Psychologically, this often shows a person who feels deeply affected by the emotional undercurrents in relationships, but may not know how to settle comfortably into them. There can be a strong instinct to protect oneself emotionally while also being drawn toward intense bonds or emotionally charged situations. The individual may be highly responsive to shifts in trust, power, loyalty, or psychological atmosphere, sometimes reacting before they fully understand what they are sensing. This aspect can describe a subtle tension around dependency: needing closeness, but becoming uneasy when closeness exposes vulnerability, obligation, or loss of emotional control.
Its strength lies in emotional nuance. This aspect can produce a refined awareness of what is unspoken, hidden, or emotionally consequential. The person may become skilled at navigating delicate emotional territory, especially once they learn to recognize their own triggers and mixed signals. There is often an instinctive understanding that real intimacy changes people, and that emotional life cannot remain entirely safe, predictable, or self-contained. At its best, this fosters psychological honesty, compassion in times of crisis, and the ability to accompany others through emotionally complex experiences.

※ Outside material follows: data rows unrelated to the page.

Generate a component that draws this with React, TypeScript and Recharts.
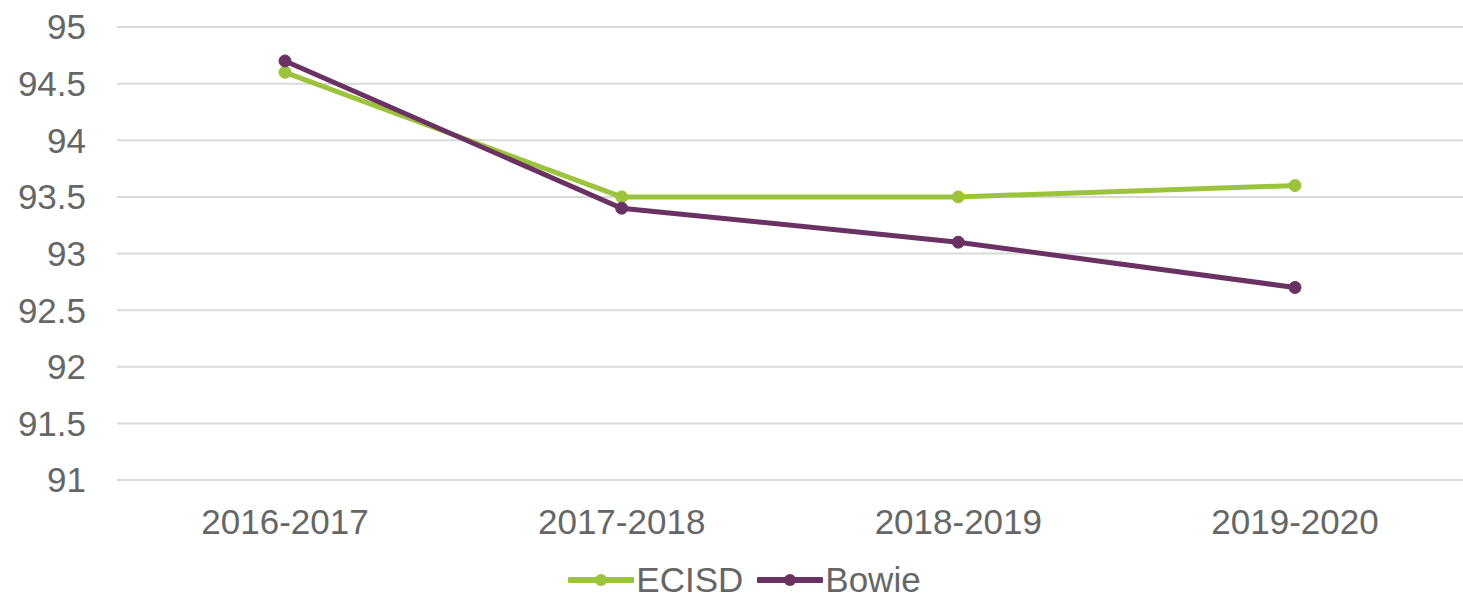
import React from "react";
import {
  LineChart,
  Line,
  XAxis,
  YAxis,
  CartesianGrid,
  Legend,
} from "recharts";

// school years on the x axis
const years = ["2016-2017", "2017-2018", "2018-2019", "2019-2020"];
const ecisd = [94.6, 93.5, 93.5, 93.6];
const bowie = [94.7, 93.4, 93.1, 92.7];
const yTicks = [91, 91.5, 92, 92.5, 93, 93.5, 94, 94.5, 95];

const GREEN = "#9bc43c";
const PURPLE = "#6a3263";
const TEXT = "#666666";
const FONT = "'Liberation Sans', Arial, sans-serif";

const data = years.map((year, i) => ({
  year,
  ECISD: ecisd[i],
  Bowie: bowie[i],
}));

const seriesList = [
  { key: "ECISD", color: GREEN },
  { key: "Bowie", color: PURPLE },
];

// legend: short line with a dot in the middle, then the name
function LegendContent() {
  return (
    <div
      style={{
        display: "flex",
        justifyContent: "center",
        alignItems: "center",
        paddingLeft: 40,
        paddingTop: 20,
        fontFamily: FONT,
        fontSize: 35,
        color: TEXT,
      }}
    >
      {seriesList.map((s) => (
        <div
          key={s.key}
          style={{ display: "flex", alignItems: "center", marginRight: 14 }}
        >
          <svg width={66} height={20} style={{ marginRight: 2 }}>
            <line x1={2} y1={10} x2={64} y2={10} stroke={s.color} strokeWidth={6} strokeLinecap="round" />
            <circle cx={33} cy={10} r={6} fill={s.color} />
          </svg>
          <span>{s.key}</span>
        </div>
      ))}
    </div>
  );
}

export default function App() {
  return (
    <div style={{ position: "absolute", left: 0, top: 0, background: "#fff" }}>
      <LineChart
        width={1463}
        height={603}
        data={data}
        margin={{ top: 27, right: 0, left: 0, bottom: 0 }}
      >
        <CartesianGrid vertical={false} stroke="#d9d9d9" strokeWidth={2} />
        <XAxis
          dataKey="year"
          axisLine={false}
          tickLine={false}
          tickMargin={23}
          height={60}
          padding={{ left: 168, right: 168 }}
          tick={{ fill: TEXT, fontSize: 35, fontFamily: FONT }}
        />
        <YAxis
          domain={[91, 95]}
          ticks={yTicks}
          interval={0}
          axisLine={false}
          tickLine={false}
          tickMargin={25}
          width={117}
          tick={{ fill: TEXT, fontSize: 35, fontFamily: FONT }}
        />
        <Legend verticalAlign="bottom" height={63} content={<LegendContent />} />
        {seriesList.map((s) => (
          <Line
            key={s.key}
            dataKey={s.key}
            stroke={s.color}
            strokeWidth={5}
            dot={{ r: 6, fill: s.color, stroke: s.color, strokeWidth: 1 }}
            isAnimationActive={false}
          />
        ))}
      </LineChart>
    </div>
  );
}
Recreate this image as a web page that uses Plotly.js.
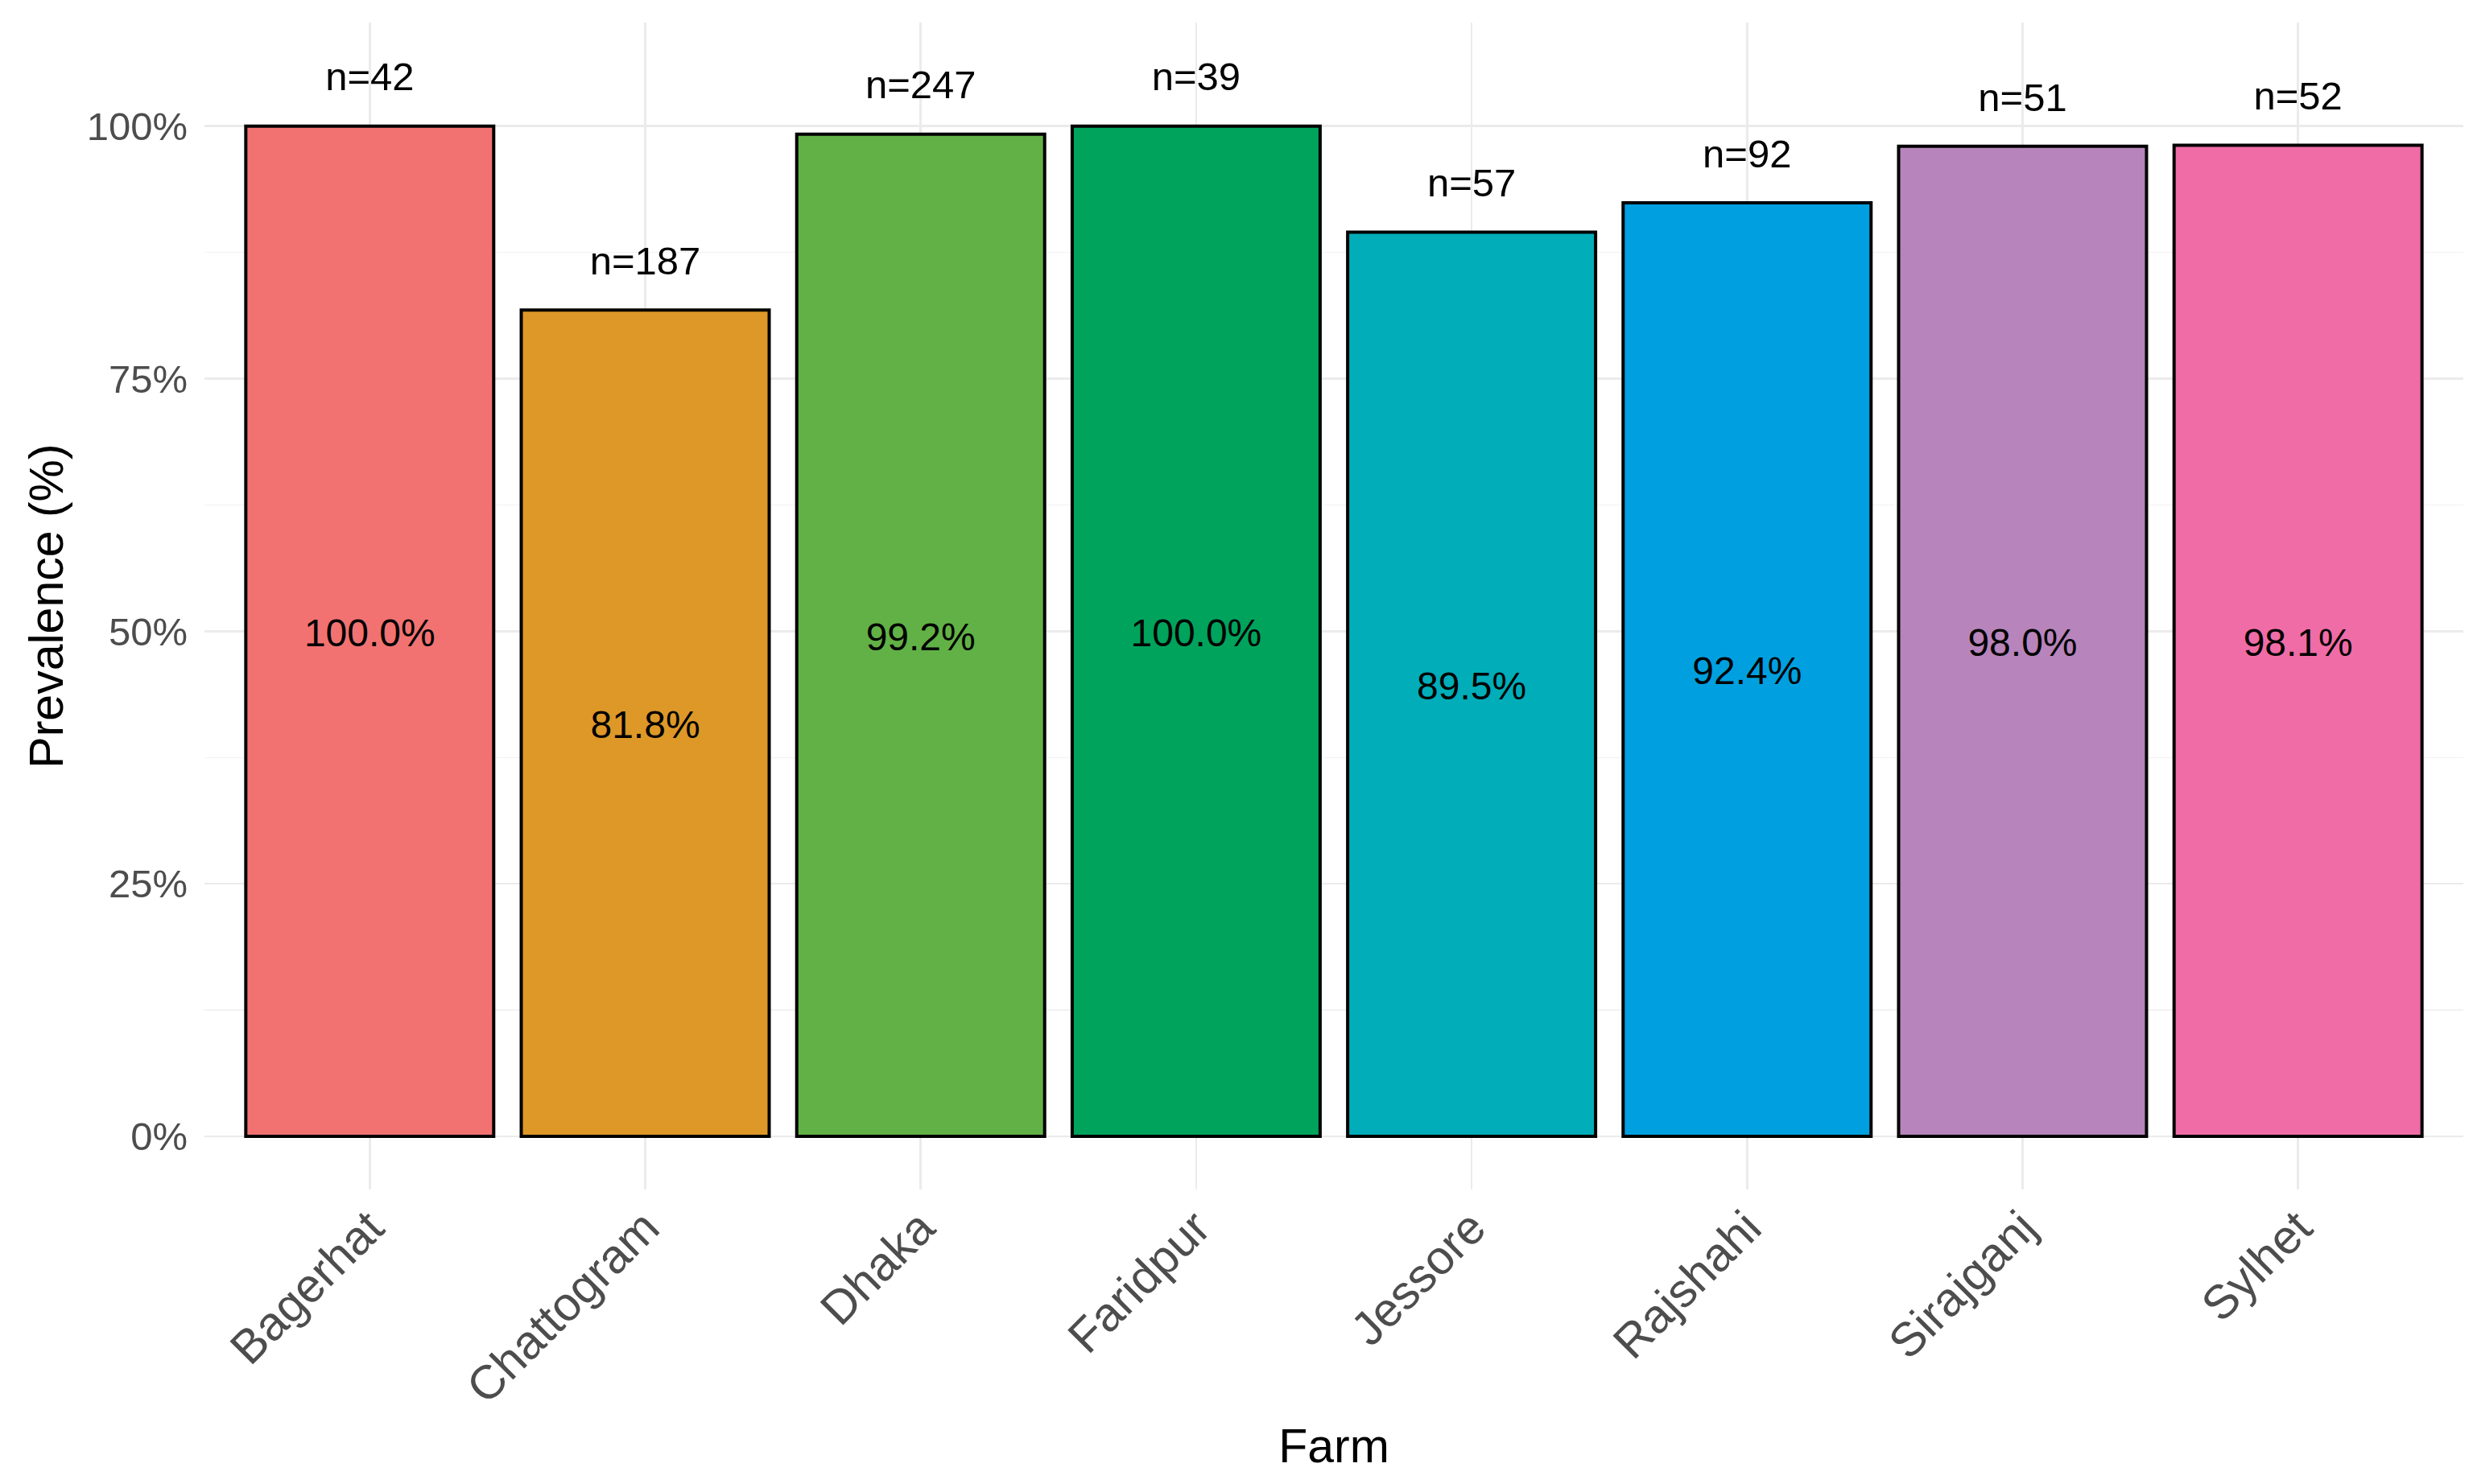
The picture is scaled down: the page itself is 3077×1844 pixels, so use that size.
<!DOCTYPE html>
<html>
<head>
<meta charset="utf-8">
<script src="https://cdn.plot.ly/plotly-3.0.1.min.js"></script>
<style>html,body{margin:0;padding:0;background:#fff;}#chart{width:3077px;height:1844px;}</style>
</head>
<body>
<div id="chart"></div>
<script>
const farms = ["Bagerhat","Chattogram","Dhaka","Faridpur","Jessore","Rajshahi","Sirajganj","Sylhet"];
const prevalence = [100.0, 81.8, 99.2, 100.0, 89.5, 92.4, 98.0, 98.1];
const sampleSizes = [42, 187, 247, 39, 57, 92, 51, 52];
const barColors = ["#F27272","#DD9828","#62B146","#00A35C","#00ADB8","#00A0E0","#B784BB","#F06CA6"];
const yTickVals = [0, 25, 50, 75, 100];
const yTickText = ["0%","25%","50%","75%","100%"];

const FONT = "Liberation Sans, Arial, Helvetica, sans-serif";

const bars = {
  type: "bar",
  x: farms,
  y: prevalence,
  width: 0.9,
  marker: {color: barColors, line: {color: "#000000", width: 4}},
  hoverinfo: "x+y",
  showlegend: false
};

const pctLabels = {
  type: "scatter",
  mode: "text",
  x: farms,
  y: prevalence.map(v => v / 2 - 0.5),
  text: prevalence.map(v => v.toFixed(1) + "%"),
  textposition: "middle center",
  textfont: {family: FONT, size: 48, color: "#000000"},
  hoverinfo: "skip",
  showlegend: false
};

const nLabels = {
  type: "scatter",
  mode: "text",
  x: farms,
  y: prevalence.map(v => v + 4.5),
  text: sampleSizes.map(n => "n=" + n),
  textposition: "middle center",
  textfont: {family: FONT, size: 49, color: "#000000"},
  hoverinfo: "skip",
  showlegend: false
};

const layout = {
  width: 3077,
  height: 1844,
  paper_bgcolor: "#ffffff",
  plot_bgcolor: "#ffffff",
  margin: {l: 254, r: 17, t: 28, b: 366, pad: 0},
  font: {family: FONT, color: "#000000"},
  showlegend: false,
  xaxis: {
    type: "category",
    range: [-0.6, 7.6],
    tickangle: -45,
    tickfont: {family: FONT, size: 59, color: "#4D4D4D"},
    showgrid: true,
    gridcolor: "#EBEBEB",
    gridwidth: 2.5,
    zeroline: false,
    showline: false,
    ticks: "",
    ticklabelstandoff: 0,
    automargin: false,
    title: {text: "Farm", font: {family: FONT, size: 59, color: "#000000"}, standoff: 20}
  },
  yaxis: {
    range: [-5.25, 110.25],
    tickvals: yTickVals,
    ticktext: yTickText,
    tickfont: {family: FONT, size: 49, color: "#4D4D4D"},
    showgrid: true,
    gridcolor: "#EBEBEB",
    gridwidth: 2.5,
    minor: {tickvals: [12.5, 37.5, 62.5, 87.5], showgrid: true, gridcolor: "#F2F2F2", gridwidth: 1.5, ticks: ""},
    zeroline: false,
    showline: false,
    ticks: "",
    ticklabelstandoff: 20,
    automargin: false,
    title: {text: "Prevalence (%)", font: {family: FONT, size: 59, color: "#000000"}, standoff: 10}
  }
};

Plotly.newPlot("chart", [bars, pctLabels, nLabels], layout, {displayModeBar: false, staticPlot: true});
</script>
</body>
</html>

The challenge is that the adjustment is rarely automatic. The person may experience recurring discomfort around trust, shared finances, emotional dependence, sexuality, family entanglements, or the aftermath of endings and transitions. Mood and emotional equilibrium can be disturbed by relationship intensity, inheritance issues, secrecy, or situations involving emotional debt and obligation. In lived experience, this may look like difficulty relaxing when relationships become serious, over-accommodation to others’ emotional needs, or periodic withdrawal when emotional demands feel too invasive. Over time, the task is not to eliminate vulnerability, but to develop a more conscious relationship with it—so that emotional safety and deep connection no longer feel mutually exclusive.